WASP-17b's radius is 2.0 Rjup, larger than any known planet.

The planet's brightness temperatures are 1881 K at 4.5 microns and 1580 K at 8 microns.

The orbit is slightly eccentric, with e between 0.0012 and 0.070.

Abstract

We report the detection of thermal emission at 4.5 and 8 micron from the planet WASP-17b. We used Spitzer to measure the system brightness at each wavelength during two occultations of the planet by its host star.
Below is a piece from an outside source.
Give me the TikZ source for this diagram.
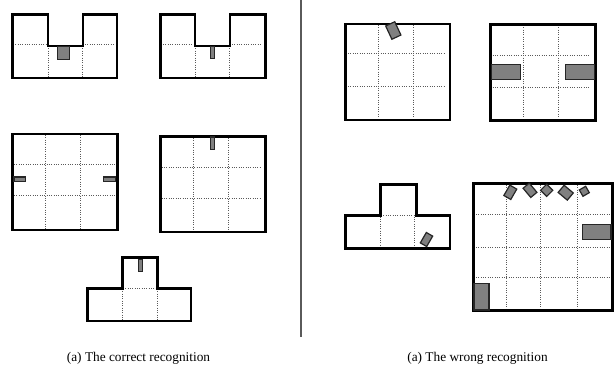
\documentclass[tikz,border=0pt]{standalone}
\usepackage{fontspec}
\setmainfont{Liberation Serif}
\usepackage{tikz}
\usetikzlibrary{positioning}
\definecolor{objgray}{RGB}{128,128,128}
\definecolor{linegray}{RGB}{90,90,90}

\begin{document}
\begin{tikzpicture}[x=0.75pt, y=-0.75pt,
    wall/.style={line width=1.9pt, line join=miter},
    gridl/.style={densely dotted, linegray, line width=0.75pt},
    obj/.style={draw=black!85, fill=objgray, line width=0.9pt},
    tobj/.style={obj, inner sep=0pt, outer sep=0pt},
    caption/.style={font=\fontsize{10}{12}\selectfont, anchor=base}]
    \useasboundingbox (0,0) rectangle (616,367);

    % Left side: correct recognition
    % U room 1
    \draw[gridl] (13,44.5) -- (46,44.5) (85,44.5) -- (115,44.5);
    \draw[gridl] (48,46) -- (48,77) (82,46) -- (82,77);
    \draw[wall] (12.7,14.3) -- (12.7,78) -- (117,78) -- (117,14.3) -- (83,14.3) -- (83,46) -- (48,46) -- (48,14.3) -- cycle;
    \draw[obj] (57.3,46.7) rectangle (69.7,59.3);

    % U room 2
    \draw[gridl] (163,44.5) -- (193,44.5) (232,44.5) -- (262,44.5);
    \draw[gridl] (195,46) -- (195,77) (229,46) -- (229,77);
    \draw[wall] (160.7,14.3) -- (160.7,78) -- (265.3,78) -- (265.3,14.3) -- (230,14.3) -- (230,46) -- (195,46) -- (195,14.3) -- cycle;
    \draw[obj] (210.3,46.7) rectangle (214.7,58.3);

    % Square room C
    \draw[gridl] (45.7,135) -- (45.7,229) (80.3,135) -- (80.3,229);
    \draw[gridl] (14,164.3) -- (116,164.3) (14,195.7) -- (116,195.7);
    \draw[wall] (12.7,134) rectangle (117.3,230);
    \draw[obj] (14,177) rectangle (25.7,181.3);
    \draw[obj] (103.3,177) rectangle (115.7,181.3);

    % Square room D
    \draw[gridl] (193,138) -- (193,231) (228,138) -- (228,231);
    \draw[gridl] (159.3,167.7) -- (260.7,167.7) (159.3,198.7) -- (260.7,198.7);
    \draw[wall] (160.7,136.7) rectangle (265.3,232);
    \draw[obj] (210.3,137) rectangle (214.3,149.7);

    % T room left
    \draw[gridl] (123,288.3) -- (157,288.3);
    \draw[gridl] (122.7,289) -- (122.7,320) (157.3,289) -- (157.3,320);
    \draw[wall] (122.7,257.3) -- (157.3,257.3) -- (157.3,288.3) -- (191,288.3) -- (191,321) -- (87.7,321) -- (87.7,288.3) -- (122.7,288.3) -- cycle;
    \draw[obj] (138.7,259.3) rectangle (142.7,271.7);

    % Separator
    \draw[linegray, line width=1.1pt] (301,0) -- (301,337);

    % Right side: wrong recognition
    % Square room A
    \draw[gridl] (378.3,25) -- (378.3,118) (413.3,25) -- (413.3,118);
    \draw[gridl] (348,54) -- (446,54) (348,86.7) -- (446,86.7);
    \draw[wall] (345.7,24) rectangle (450,120);
    \node[tobj, minimum width=7.5pt, minimum height=11pt, rotate=25] (a1) at (393.3,30.5) {};

    % Square room B
    \draw[gridl] (523.3,25) -- (523.3,118) (558.7,25) -- (558.7,118);
    \draw[gridl] (492.7,55.3) -- (590,55.3) (492.7,87.3) -- (590,87.3);
    \draw[wall] (490.7,24.3) rectangle (595.3,120.7);
    \draw[obj] (491.7,64.3) rectangle (520.7,79.3);
    \draw[obj] (565.7,64.3) rectangle (594.7,79.3);

    % T room right
    \draw[gridl] (381,215.7) -- (416,215.7);
    \draw[gridl] (380.7,216.5) -- (380.7,247.5) (414.5,216.5) -- (414.5,247.5);
    \draw[wall] (380.7,184.3) -- (416.3,184.3) -- (416.3,215.7) -- (450,215.7) -- (450,248.3) -- (345.7,248.3) -- (345.7,215.7) -- (380.7,215.7) -- cycle;
    \node[tobj, minimum width=5.5pt, minimum height=9pt, rotate=-30] (t1) at (426.5,239.5) {};

    % Big square room E
    \draw[gridl] (506.7,185) -- (506.7,309) (540.7,185) -- (540.7,309) (577,185) -- (577,309);
    \draw[gridl] (476,214.7) -- (609.3,214.7) (476,247) -- (609.3,247) (476,277.7) -- (609.3,277.7);
    \draw[wall] (473.7,183.7) rectangle (612.3,310.7);
    \draw[obj] (582.3,224.3) rectangle (611,239.3);
    \draw[obj] (474,283.3) rectangle (489,310);
    \node[tobj, minimum width=6pt, minimum height=9pt, rotate=-30] (e1) at (510.3,192.3) {};
    \node[tobj, minimum width=6pt, minimum height=9pt, rotate=40] (e2) at (530,190.3) {};
    \node[tobj, minimum width=6.5pt, minimum height=6.5pt, rotate=45] (e3) at (546.7,190.3) {};
    \node[tobj, minimum width=7pt, minimum height=9pt, rotate=50] (e4) at (565.7,192.7) {};
    \node[tobj, minimum width=5.5pt, minimum height=5.5pt, rotate=30] (e5) at (584.3,191.3) {};

    % Captions
    \node[caption] (capl) at (138.5,361) {(a) The correct recognition};
    \node[caption] (capr) at (477.5,361) {(a) The wrong recognition};
\end{tikzpicture}
\end{document}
By combining the resulting light curves with existing transit light curves and radial velocity measurements in a simultaneous analysis, we find the radius of WASP-17b to be 2.0 Rjup, which is 0.2 Rjup larger than any other known planet and 0.7 Rjup larger than predicted by the standard cooling theory of irradiated gas giant planets. We find the retrograde orbit of WASP-17b to be slightly eccentric, with 0.0012 < e < 0.070 (3 sigma). Such a low eccentricity suggests that, under current models, tidal heating alone could not have bloated the planet to its current size, so the radius of WASP-17b is currently unexplained. From the measured planet-star flux-density ratios we infer 4.5 and 8 micron brightness temperatures of 1881 +/- 50 K and 1580 +/- 150 K, respectively, consistent with a low-albedo planet that efficiently redistributes heat from its day side to its night side.